Demi menarik rekrutan baru, otoritas menawarkan uang berjumlah besar, sebidang tanah, serta sekolah premium untuk anak-anak mereka.

Bahkan, rekrutmen itu sampai mengunjungi penjara-penjara di Rusia untuk mengajak narapidana bergabung dengan iming-iming kebebasan dan uang.

Wartawan investigasi Roman Dobrokhotov mengatakan, upaya perekrutan ini menggambarkan keputusasaan Rusia.

"Ini bukan tipikal tentara yang diperlukan untuk bisa memenangkan perang. Kremlin masih berharap kuantitas bisa mengalahkan kualitas. Bahwa mereka bisa merekrut ratusan ribu orang yang putus asa akibat hutang dan melempar mereka ke zona konflik,” ungkapnya.

Terlepas dari jumlah uang tunai sekitar Rp85 juta per bulan yang ditawarkan kepada calon rekrutan, Roman mengatakan kenyataannya berbeda dalam beberapa kasus.

"Orang-orang tidak mempedulikan jumlah uang itu. Mereka kembali (dari Ukraina) sekarang dan menceritakan kepada kami, wartawan, tentang bagaimana mereka dibohongi. Ini memengaruhi situasi dan orang-orang kurang percaya dengan pemerintah, jadi saya pikir strategi ini tidak akan berhasil,” sambungnya.

Namun, ada pula orang yang senang bergabung ke medan perang. Salah satunya yakni putra dari Nina Chubarina, Yevgeny. Dia meninggalkan desa mereka di wilayah utara Karelia untuk bergabung dengan batalion sukarelawan.

Nina mengatakan, putranya yang tidak berpengalaman di militer, diberi senjata dan langsung dikirim ke Ukraina.
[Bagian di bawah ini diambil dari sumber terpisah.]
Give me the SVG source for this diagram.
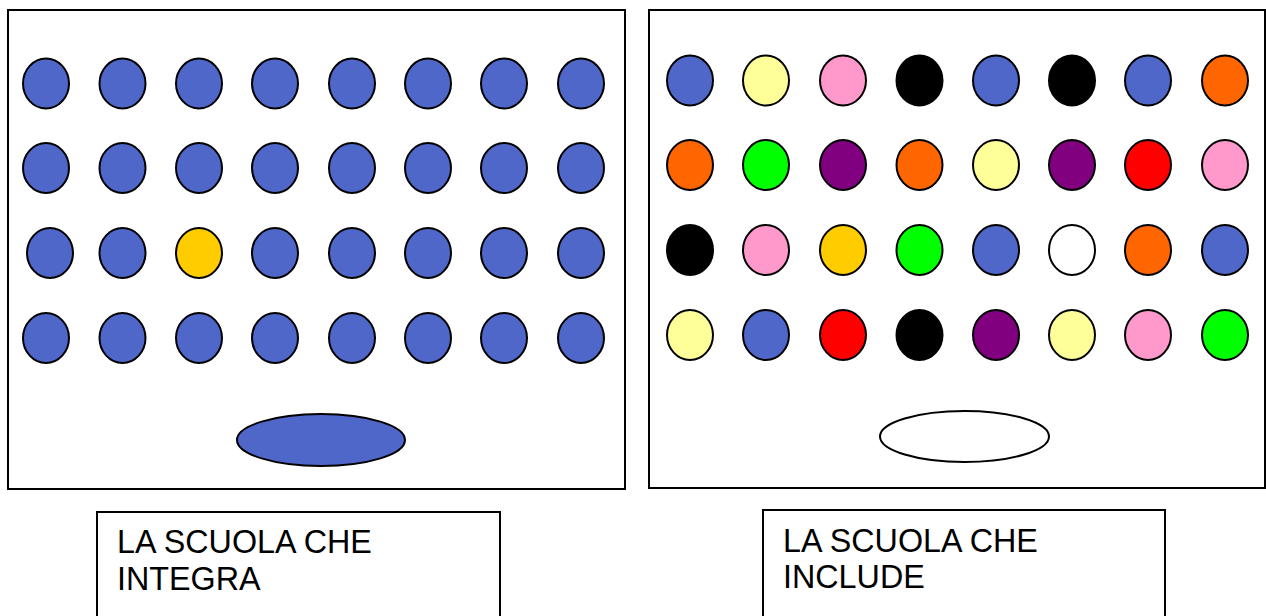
<svg xmlns="http://www.w3.org/2000/svg" width="1266" height="616" viewBox="0 0 1266 616">
<style>
.panel{fill:#fff;stroke:#000;stroke-width:2}
.c{stroke:#000;stroke-width:2}
.b{fill:#4F67C8}.y{fill:#FFFF99}.p{fill:#FF99CC}.k{fill:#000}.o{fill:#FF6600}.g{fill:#00FF00}.v{fill:#800080}.r{fill:#FF0000}.d{fill:#FFCC00}.w{fill:#fff}
.lbl{fill:#000;font-family:"Liberation Sans",Arial,sans-serif;font-size:32.3px}
</style>
<rect width="1266" height="616" fill="#fff"/>
<g id="panel-left">
<rect class="panel" x="8" y="10" width="617" height="479"/>
<g id="left-dots">
<ellipse class="c b" cx="46" cy="83.5" rx="23" ry="25"/><ellipse class="c b" cx="122.5" cy="83.5" rx="23" ry="25"/><ellipse class="c b" cx="199" cy="83.5" rx="23" ry="25"/><ellipse class="c b" cx="275" cy="83.5" rx="23" ry="25"/><ellipse class="c b" cx="352" cy="83.5" rx="23" ry="25"/><ellipse class="c b" cx="428" cy="83.5" rx="23" ry="25"/><ellipse class="c b" cx="504" cy="83.5" rx="23" ry="25"/><ellipse class="c b" cx="581" cy="83.5" rx="23" ry="25"/>
<ellipse class="c b" cx="46" cy="168" rx="23" ry="25"/><ellipse class="c b" cx="122.5" cy="168" rx="23" ry="25"/><ellipse class="c b" cx="199" cy="168" rx="23" ry="25"/><ellipse class="c b" cx="275" cy="168" rx="23" ry="25"/><ellipse class="c b" cx="352" cy="168" rx="23" ry="25"/><ellipse class="c b" cx="428" cy="168" rx="23" ry="25"/><ellipse class="c b" cx="504" cy="168" rx="23" ry="25"/><ellipse class="c b" cx="581" cy="168" rx="23" ry="25"/>
<ellipse class="c b" cx="50" cy="253" rx="23" ry="25"/><ellipse class="c b" cx="122.5" cy="253" rx="23" ry="25"/><ellipse class="c d" cx="199" cy="253" rx="23" ry="25"/><ellipse class="c b" cx="275" cy="253" rx="23" ry="25"/><ellipse class="c b" cx="352" cy="253" rx="23" ry="25"/><ellipse class="c b" cx="428" cy="253" rx="23" ry="25"/><ellipse class="c b" cx="504" cy="253" rx="23" ry="25"/><ellipse class="c b" cx="581" cy="253" rx="23" ry="25"/>
<ellipse class="c b" cx="46" cy="338" rx="23" ry="25"/><ellipse class="c b" cx="122.5" cy="338" rx="23" ry="25"/><ellipse class="c b" cx="199" cy="338" rx="23" ry="25"/><ellipse class="c b" cx="275" cy="338" rx="23" ry="25"/><ellipse class="c b" cx="352" cy="338" rx="23" ry="25"/><ellipse class="c b" cx="428" cy="338" rx="23" ry="25"/><ellipse class="c b" cx="504" cy="338" rx="23" ry="25"/><ellipse class="c b" cx="581" cy="338" rx="23" ry="25"/>
</g>
<ellipse class="c b" cx="321" cy="440" rx="84" ry="26"/>
</g>
<g id="panel-right">
<rect class="panel" x="649" y="10" width="616" height="478"/>
<g id="right-dots">
<ellipse class="c b" cx="690" cy="80.5" rx="23" ry="25"/><ellipse class="c y" cx="766" cy="80.5" rx="23" ry="25"/><ellipse class="c p" cx="843" cy="80.5" rx="23" ry="25"/><ellipse class="c k" cx="919.5" cy="80.5" rx="23" ry="25"/><ellipse class="c b" cx="996" cy="80.5" rx="23" ry="25"/><ellipse class="c k" cx="1072" cy="80.5" rx="23" ry="25"/><ellipse class="c b" cx="1148" cy="80.5" rx="23" ry="25"/><ellipse class="c o" cx="1225" cy="80.5" rx="23" ry="25"/>
<ellipse class="c o" cx="690" cy="165" rx="23" ry="25"/><ellipse class="c g" cx="766" cy="165" rx="23" ry="25"/><ellipse class="c v" cx="843" cy="165" rx="23" ry="25"/><ellipse class="c o" cx="919.5" cy="165" rx="23" ry="25"/><ellipse class="c y" cx="996" cy="165" rx="23" ry="25"/><ellipse class="c v" cx="1072" cy="165" rx="23" ry="25"/><ellipse class="c r" cx="1148" cy="165" rx="23" ry="25"/><ellipse class="c p" cx="1225" cy="165" rx="23" ry="25"/>
<ellipse class="c k" cx="690" cy="250" rx="23" ry="25"/><ellipse class="c p" cx="766" cy="250" rx="23" ry="25"/><ellipse class="c d" cx="843" cy="250" rx="23" ry="25"/><ellipse class="c g" cx="919.5" cy="250" rx="23" ry="25"/><ellipse class="c b" cx="996" cy="250" rx="23" ry="25"/><ellipse class="c w" cx="1072" cy="250" rx="23" ry="25"/><ellipse class="c o" cx="1148" cy="250" rx="23" ry="25"/><ellipse class="c b" cx="1225" cy="250" rx="23" ry="25"/>
<ellipse class="c y" cx="690" cy="335" rx="23" ry="25"/><ellipse class="c b" cx="766" cy="335" rx="23" ry="25"/><ellipse class="c r" cx="843" cy="335" rx="23" ry="25"/><ellipse class="c k" cx="919.5" cy="335" rx="23" ry="25"/><ellipse class="c v" cx="996" cy="335" rx="23" ry="25"/><ellipse class="c y" cx="1072" cy="335" rx="23" ry="25"/><ellipse class="c p" cx="1148" cy="335" rx="23" ry="25"/><ellipse class="c g" cx="1225" cy="335" rx="23" ry="25"/>
</g>
<ellipse class="c w" cx="964.5" cy="436.5" rx="84.5" ry="25.5"/>
</g>
<g id="label-left">
<rect class="panel" x="97" y="512" width="403" height="110"/>
<text class="lbl" x="117" y="553">LA SCUOLA CHE</text>
<text class="lbl" x="117" y="589.5">INTEGRA</text>
</g>
<g id="label-right">
<rect class="panel" x="763" y="510" width="402" height="112"/>
<text class="lbl" x="783" y="551.5">LA SCUOLA CHE</text>
<text class="lbl" x="783" y="588">INCLUDE</text>
</g>
<g id="connectors"/>
</svg>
Yevgeny terbunuh hanya beberapa hari kemudian.

Nina Chubarina kehilangan putranya yang baru  berusia 24 tahun setelah bergabung sebagai tentara sukarelawan untuk berperang di Ukraina.

Nina bersedia menemui BBC di sebuah taman di sekitar Moskow, di mana dia bekerja paruh waktu di sebuah pabrik roti.
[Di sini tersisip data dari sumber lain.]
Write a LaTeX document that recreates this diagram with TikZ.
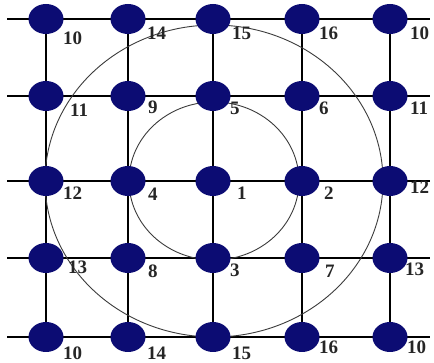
\documentclass[tikz,border=0pt]{standalone}
\usepackage{fontspec}
\setmainfont{Liberation Serif}
\usetikzlibrary{shapes.geometric}
\definecolor{dotblue}{RGB}{12,12,115}
\definecolor{ringgray}{RGB}{60,60,60}
\tikzset{
  dot/.style={ellipse, fill=dotblue, minimum width=35pt, minimum height=30pt, inner sep=0pt},
  gridline/.style={line width=1.8pt, black},
  ring/.style={line width=0.9pt, ringgray},
  lab/.style={anchor=west, inner sep=0pt, font=\fontsize{19}{19}\selectfont\bfseries, text=black!85}
}
\begin{document}
\begin{tikzpicture}[x=1pt, y=-1pt]
\useasboundingbox (0,0) rectangle (434,363);
\fill[white] (0,0) rectangle (434,363);
% grid coordinates
\foreach \r/\y in {1/19,2/96,3/181,4/258,5/337}{
  \coordinate (L\r) at (7,\y);
  \coordinate (R\r) at (430,\y);
  \foreach \c/\x in {1/46,2/128,3/213,4/302,5/390}{
    \coordinate (p\r\c) at (\x,\y);
  }
}
% lines
\foreach \r in {1,...,5}{ \draw[gridline] (L\r) -- (R\r); }
\foreach \c in {1,...,5}{ \draw[gridline] (p1\c) -- (p5\c); }
% rings
\draw[ring] (214,181) ellipse [x radius=85, y radius=79];
\draw[ring] (214,181) ellipse [x radius=169, y radius=156];
% dots
\foreach \r in {1,...,5}{
  \foreach \c in {1,...,5}{
    \node[dot] (n\r\c) at (p\r\c) {};
  }
}
% labels
\node[lab] (t11) at ([shift={(17,19)}]n11.center) {10};
\node[lab] (t12) at ([shift={(19,14)}]n12.center) {14};
\node[lab] (t13) at ([shift={(19,14)}]n13.center) {15};
\node[lab] (t14) at ([shift={(17,14)}]n14.center) {16};
\node[lab] (t15) at ([shift={(20,14)}]n15.center) {10};
\node[lab] (t21) at ([shift={(24,14)}]n21.center) {11};
\node[lab] (t22) at ([shift={(20,11)}]n22.center) {9};
\node[lab] (t23) at ([shift={(17,12)}]n23.center) {5};
\node[lab] (t24) at ([shift={(17,12)}]n24.center) {6};
\node[lab] (t25) at ([shift={(20,12)}]n25.center) {11};
\node[lab] (t31) at ([shift={(17,12)}]n31.center) {12};
\node[lab] (t32) at ([shift={(20,13)}]n32.center) {4};
\node[lab] (t33) at ([shift={(24,12)}]n33.center) {1};
\node[lab] (t34) at ([shift={(22,12)}]n34.center) {2};
\node[lab] (t35) at ([shift={(20,6)}]n35.center) {12};
\node[lab] (t41) at ([shift={(22,9)}]n41.center) {13};
\node[lab] (t42) at ([shift={(20,13)}]n42.center) {8};
\node[lab] (t43) at ([shift={(17,12)}]n43.center) {3};
\node[lab] (t44) at ([shift={(23,13)}]n44.center) {7};
\node[lab] (t45) at ([shift={(15,11)}]n45.center) {13};
\node[lab] (t51) at ([shift={(17,16)}]n51.center) {10};
\node[lab] (t52) at ([shift={(19,16)}]n52.center) {14};
\node[lab] (t53) at ([shift={(19,16)}]n53.center) {15};
\node[lab] (t54) at ([shift={(17,10)}]n54.center) {16};
\node[lab] (t55) at ([shift={(17,10)}]n55.center) {10};
\end{tikzpicture}
\end{document}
Pekerjaan mengemas roti yang monoton bisa mengalihkan pikirannya dari kesedihan akibat kehilangan putranya.

Dia sempat memohon kepada putranya untuk tidak berangkat ke Ukraina.
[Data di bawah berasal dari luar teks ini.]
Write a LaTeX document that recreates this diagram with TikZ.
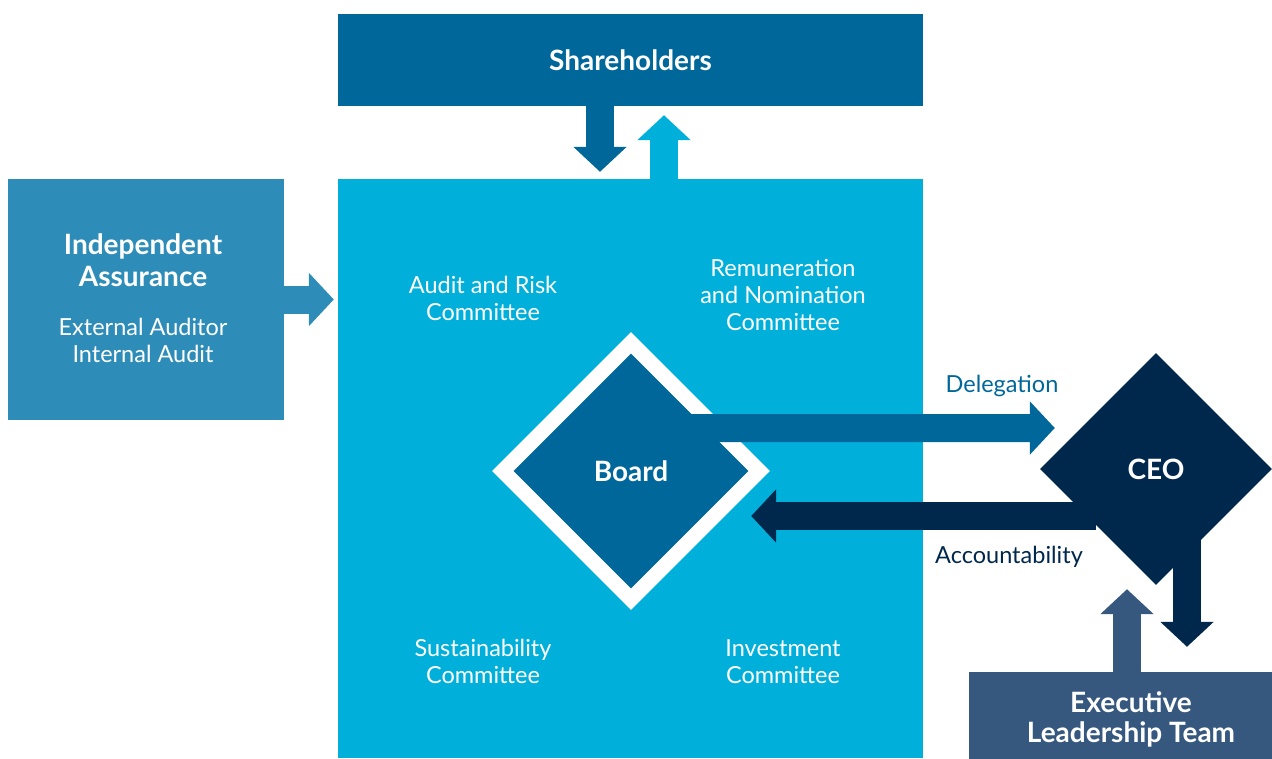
\documentclass[tikz,border=0pt]{standalone}
\usepackage{fontspec}
\setmainfont{Lato}
\usetikzlibrary{arrows.meta,shapes.geometric,calc}
\definecolor{shareblue}{HTML}{00679A}
\definecolor{boardblue}{HTML}{00B0DA}
\definecolor{assureblue}{HTML}{2E8DB8}
\definecolor{ceonavy}{HTML}{00284D}
\definecolor{eltblue}{HTML}{36587E}
\tikzset{
	box/.style={rectangle, inner sep=0pt, text=white, align=center},
	diam/.style={diamond, aspect=1, inner sep=0pt, text=white},
	blockarrow/.style={line width=28pt, -{Triangle[length=25pt,width=52pt]}},
	txt/.style={align=center, font=\fontsize{23.5}{27}\selectfont},
	head/.style={align=center, font=\fontsize{28}{31}\selectfont\bfseries},
}

\begin{document}
\begin{tikzpicture}[x=1pt, y=-1pt]
			%%%%% START %%%%%
			
			\useasboundingbox (0, 0) rectangle (1272, 758);
			
			\node[box, head, fill=shareblue, minimum width=585pt, minimum height=92pt] (shareholders) at (630.5, 60) {Shareholders};
			\node[box, fill=boardblue, minimum width=585pt, minimum height=579pt] (panel) at (630.5, 468.5) {};
			\node[box, fill=assureblue, minimum width=276pt, minimum height=241pt] (assurance) at (146, 299.5) {};
			\node[head, text=white, font=\fontsize{28}{32}\selectfont\bfseries] (assurance title) at (143, 260) {Independent\\Assurance};
			\node[txt, text=white] (assurance text) at (143, 340.5) {External Auditor\\Internal Audit};
			
			\node[txt, text=white] (audit) at (483, 298.5) {Audit and Risk\\Committee};
			\node[txt, text=white] (remuneration) at (783, 294.5) {Remuneration\\and Nomination\\Committee};
			\node[txt, text=white] (sustainability) at (483, 661.5) {Sustainability\\Committee};
			\node[txt, text=white] (investment) at (783, 661.5) {Investment\\Committee};
			
			\node[diam, fill=white, minimum size=278pt] (board frame) at (631, 471) {};
			\node[diam, head, fill=shareblue, minimum size=235pt] (board) at (631, 471) {Board};
			
			\node[diam, head, fill=ceonavy, minimum size=232pt] (ceo) at (1156, 469) {CEO};
			\node[box, head, fill=eltblue, minimum width=324pt, minimum height=94pt, font=\fontsize{28}{30}\selectfont\bfseries] (elt) at (1131, 719) {Executive\\Leadership Team};
			
			% shareholders and board
			\draw[blockarrow, shareblue, shorten >=7pt] ([xshift=-30.5pt]shareholders.south) -- ([xshift=-30.5pt]panel.north);
			\draw[blockarrow, boardblue, shorten >=9pt] ([xshift=33.5pt]panel.north) -- ([xshift=33.5pt]shareholders.south);
			
			% assurance
			\draw[blockarrow, assureblue, shorten >=4pt] (assurance.east) -- (assurance.east -| panel.west);
			
			% board and ceo
			\draw[blockarrow, shareblue] ($(board.north east)+(0, 16)$) -- ($(ceo.west)+(15, -41)$);
			\draw[blockarrow, ceonavy] ($(ceo.center)+(-60, 47)$) -- ($(board.east)+(2.5, 45)$);
			\node[txt, text=shareblue] (delegation) at (1002, 386) {Delegation};
			\node[txt, text=ceonavy] (accountability) at (1009, 557) {Accountability};
			
			% ceo and executive team
			\draw[blockarrow, ceonavy] ($(ceo.center)+(31, 70)$) -- ($(elt.north)+(56, -25)$);
			\draw[blockarrow, eltblue] ($(elt.north)+(-4, 0)$) -- ($(ceo.south)+(-29, 4)$);
			
			%%%%% END %%%%%
\end{tikzpicture}
\end{document}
"Saya mencoba membujuknya untuk tidak pergi. Saya menangis dan berkata. 'Ada perang di sana, kamu akan terbunuh!' Dia bilang, 'Bu, semuanya akan baik-baik saja,” terangnya.

Nina mengkritik bagaimana pihak berwenang merekrut sukarelawan untuk berperang di Ukraina.

"Mereka diberangkatkan seperti anak-anak ayam yang bodoh! Mereka bahkan hampir tidak pernah memegang senjata sebelumnya. Mereka adalah umpan. Para jenderal berpikir, 'Kami punya sukarelawan, bagus, ayo pergi!,” lanjutnya.

Tapi, tidak semua orang tertarik mendaftar seperti Yevgeny. Menurut BBC, ini terlihat dari orang-orang yang ditemui di seantero negeri itu yang tidak memberi kesan bahwa orang-orang Rusia mendukung "operasi militer khusus", sebagaimana klaim Kremlin.

Jumlah mobil di jalanan Rusia yang menampilkan simbol "Z" yang bermakna pro perang masih relatif sedikit. Para ahli pun mengatakan bahwa jumlah sukarelawan yang bergabung hanya sedikit.

Menurut analis militer Pavel Luzin, orang-orang ini tidak siap mengorbankan diri untuk presiden mereka.

"Masalah yang dihadapi Kremlin adalah kebanyakan orang Rusia tidak akan mati demi Putin atau demi memulihkan 'kekaisaran yang agung'. Perekrutan tidak mungkin dilakukan saat ini karena tidak ada konsensus sipil di Rusia untuk perang,” terangnya.

"Bandingkan ini dengan situasi di Ukraina. Orang-orang Ukraina siap bertarung,” tukasnya.